• Data shown:

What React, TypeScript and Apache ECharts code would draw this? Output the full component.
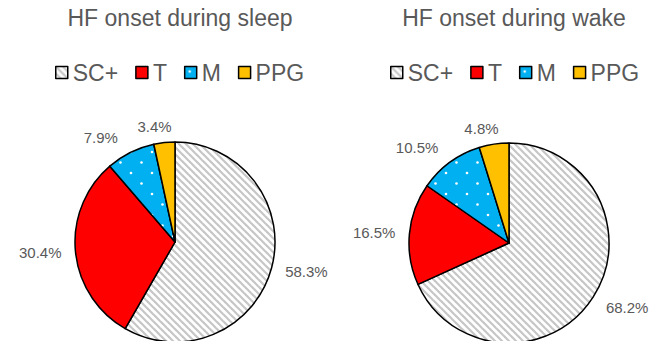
import React, { useEffect, useRef } from "react";
import * as echarts from "echarts";

// Share of heart-failure onsets per sensor group
const categories = ["SC+", "T", "M", "PPG"];
const sleepShares = [58.3, 30.4, 7.9, 3.4];
const wakeShares = [68.2, 16.5, 10.5, 4.8];
const panelTitles = ["HF onset during sleep", "HF onset during wake"];

// Label placement per slice: reach beyond the rim and horizontal nudge
const sleepLabelReach = [14, 14, 17, 16];
const sleepLabelNudge = [0, 0, 5, -9];
const wakeLabelReach = [20, 13, 18, 16];
const wakeLabelNudge = [-4, 1, 1, -7];

const FONT = "'Liberation Sans', Arial, Helvetica, sans-serif";
const TEXT_GREY = "#595959";
const PIE_CENTERS: [number, number][] = [
  [175, 242],
  [509, 243],
];

function hatchFill() {
  const n = 7;
  const c = document.createElement("canvas");
  c.width = n;
  c.height = n;
  const ctx = c.getContext("2d")!;
  ctx.fillStyle = "#ffffff";
  ctx.fillRect(0, 0, n, n);
  ctx.strokeStyle = "#c6c6c6";
  ctx.lineWidth = 2.2;
  for (const k of [-n, 0, n]) {
    ctx.beginPath();
    ctx.moveTo(k - 1, -1);
    ctx.lineTo(k + n + 1, n + 1);
    ctx.stroke();
  }
  return { image: c, repeat: "repeat", imageWidth: n, imageHeight: n };
}

function dottedFill() {
  const n = 21;
  const c = document.createElement("canvas");
  c.width = n;
  c.height = n;
  const ctx = c.getContext("2d")!;
  ctx.fillStyle = "#00B0F0";
  ctx.fillRect(0, 0, n, n);
  ctx.fillStyle = "#ffffff";
  for (const [x, y] of [
    [5, 5],
    [15.5, 15.5],
  ]) {
    ctx.beginPath();
    ctx.arc(x, y, 1.3, 0, Math.PI * 2);
    ctx.fill();
  }
  return { image: c, repeat: "repeat", imageWidth: n, imageHeight: n };
}

export default function App() {
  const ref = useRef<HTMLDivElement>(null);

  useEffect(() => {
    document.body.style.margin = "0";
    if (!ref.current) return;
    const chart = echarts.init(ref.current, undefined, { renderer: "svg" });

    const fills: any[] = [hatchFill(), "#FF0000", dottedFill(), "#FFC000"];

    const makePie = (
      shares: number[],
      center: [number, number],
      reach: number[],
      nudge: number[]
    ) => ({
      type: "pie",
      center,
      radius: 100,
      startAngle: 90,
      clockwise: true,
      avoidLabelOverlap: false,
      itemStyle: { borderColor: "#000000", borderWidth: 1.5 },
      label: {
        show: true,
        position: "outside",
        formatter: (p: any) => `${Number(p.value).toFixed(1)}%`,
        color: TEXT_GREY,
        fontSize: 15,
        fontFamily: FONT,
        distanceToLabelLine: 0,
      },
      labelLine: { show: false },
      emphasis: { disabled: true },
      data: categories.map((name, i) => ({
        name,
        value: shares[i],
        itemStyle: { color: fills[i] },
        labelLine: { show: false, length: reach[i], length2: nudge[i] },
      })),
    });

    const legendBase = {
      top: 56,
      icon: "rect",
      itemWidth: 12,
      itemHeight: 12,
      itemGap: 17,
      selectedMode: false,
      data: categories,
      itemStyle: { borderColor: "#000000", borderWidth: 1.5 },
      textStyle: { color: TEXT_GREY, fontSize: 23, fontFamily: FONT },
    };

    chart.setOption({
      animation: false,
      backgroundColor: "#ffffff",
      title: panelTitles.map((text, i) => ({
        text,
        left: PIE_CENTERS[i][0],
        top: 1,
        textAlign: "center",
        textStyle: {
          color: TEXT_GREY,
          fontSize: 23,
          fontWeight: "normal",
          fontFamily: FONT,
        },
      })),
      legend: [
        { ...legendBase, left: 50 },
        { ...legendBase, left: 385 },
      ],
      series: [
        makePie(sleepShares, PIE_CENTERS[0], sleepLabelReach, sleepLabelNudge),
        makePie(wakeShares, PIE_CENTERS[1], wakeLabelReach, wakeLabelNudge),
      ],
    });

    return () => chart.dispose();
  }, []);

  return <div ref={ref} style={{ width: 652, height: 341 }} />;
}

• Exercise: All the lines above are to be reproduced exactly, except the pictures.

• Exercise solution:
What React, TypeScript and Apache ECharts code would draw this? Output the full component.
import React, { useEffect, useRef } from "react";
import * as echarts from "echarts";

// Share of heart-failure onsets per sensor group
const categories = ["SC+", "T", "M", "PPG"];
const sleepShares = [58.3, 30.4, 7.9, 3.4];
const wakeShares = [68.2, 16.5, 10.5, 4.8];
const panelTitles = ["HF onset during sleep", "HF onset during wake"];

// Label placement per slice: reach beyond the rim and horizontal nudge
const sleepLabelReach = [14, 14, 17, 16];
const sleepLabelNudge = [0, 0, 5, -9];
const wakeLabelReach = [20, 13, 18, 16];
const wakeLabelNudge = [-4, 1, 1, -7];

const FONT = "'Liberation Sans', Arial, Helvetica, sans-serif";
const TEXT_GREY = "#595959";
const PIE_CENTERS: [number, number][] = [
  [175, 242],
  [509, 243],
];

function hatchFill() {
  const n = 7;
  const c = document.createElement("canvas");
  c.width = n;
  c.height = n;
  const ctx = c.getContext("2d")!;
  ctx.fillStyle = "#ffffff";
  ctx.fillRect(0, 0, n, n);
  ctx.strokeStyle = "#c6c6c6";
  ctx.lineWidth = 2.2;
  for (const k of [-n, 0, n]) {
    ctx.beginPath();
    ctx.moveTo(k - 1, -1);
    ctx.lineTo(k + n + 1, n + 1);
    ctx.stroke();
  }
  return { image: c, repeat: "repeat", imageWidth: n, imageHeight: n };
}

function dottedFill() {
  const n = 21;
  const c = document.createElement("canvas");
  c.width = n;
  c.height = n;
  const ctx = c.getContext("2d")!;
  ctx.fillStyle = "#00B0F0";
  ctx.fillRect(0, 0, n, n);
  ctx.fillStyle = "#ffffff";
  for (const [x, y] of [
    [5, 5],
    [15.5, 15.5],
  ]) {
    ctx.beginPath();
    ctx.arc(x, y, 1.3, 0, Math.PI * 2);
    ctx.fill();
  }
  return { image: c, repeat: "repeat", imageWidth: n, imageHeight: n };
}

export default function App() {
  const ref = useRef<HTMLDivElement>(null);

  useEffect(() => {
    document.body.style.margin = "0";
    if (!ref.current) return;
    const chart = echarts.init(ref.current, undefined, { renderer: "svg" });

    const fills: any[] = [hatchFill(), "#FF0000", dottedFill(), "#FFC000"];

    const makePie = (
      shares: number[],
      center: [number, number],
      reach: number[],
      nudge: number[]
    ) => ({
      type: "pie",
      center,
      radius: 100,
      startAngle: 90,
      clockwise: true,
      avoidLabelOverlap: false,
      itemStyle: { borderColor: "#000000", borderWidth: 1.5 },
      label: {
        show: true,
        position: "outside",
        formatter: (p: any) => `${Number(p.value).toFixed(1)}%`,
        color: TEXT_GREY,
        fontSize: 15,
        fontFamily: FONT,
        distanceToLabelLine: 0,
      },
      labelLine: { show: false },
      emphasis: { disabled: true },
      data: categories.map((name, i) => ({
        name,
        value: shares[i],
        itemStyle: { color: fills[i] },
        labelLine: { show: false, length: reach[i], length2: nudge[i] },
      })),
    });

    const legendBase = {
      top: 56,
      icon: "rect",
      itemWidth: 12,
      itemHeight: 12,
      itemGap: 17,
      selectedMode: false,
      data: categories,
      itemStyle: { borderColor: "#000000", borderWidth: 1.5 },
      textStyle: { color: TEXT_GREY, fontSize: 23, fontFamily: FONT },
    };

    chart.setOption({
      animation: false,
      backgroundColor: "#ffffff",
      title: panelTitles.map((text, i) => ({
        text,
        left: PIE_CENTERS[i][0],
        top: 1,
        textAlign: "center",
        textStyle: {
          color: TEXT_GREY,
          fontSize: 23,
          fontWeight: "normal",
          fontFamily: FONT,
        },
      })),
      legend: [
        { ...legendBase, left: 50 },
        { ...legendBase, left: 385 },
      ],
      series: [
        makePie(sleepShares, PIE_CENTERS[0], sleepLabelReach, sleepLabelNudge),
        makePie(wakeShares, PIE_CENTERS[1], wakeLabelReach, wakeLabelNudge),
      ],
    });

    return () => chart.dispose();
  }, []);

  return <div ref={ref} style={{ width: 652, height: 341 }} />;
}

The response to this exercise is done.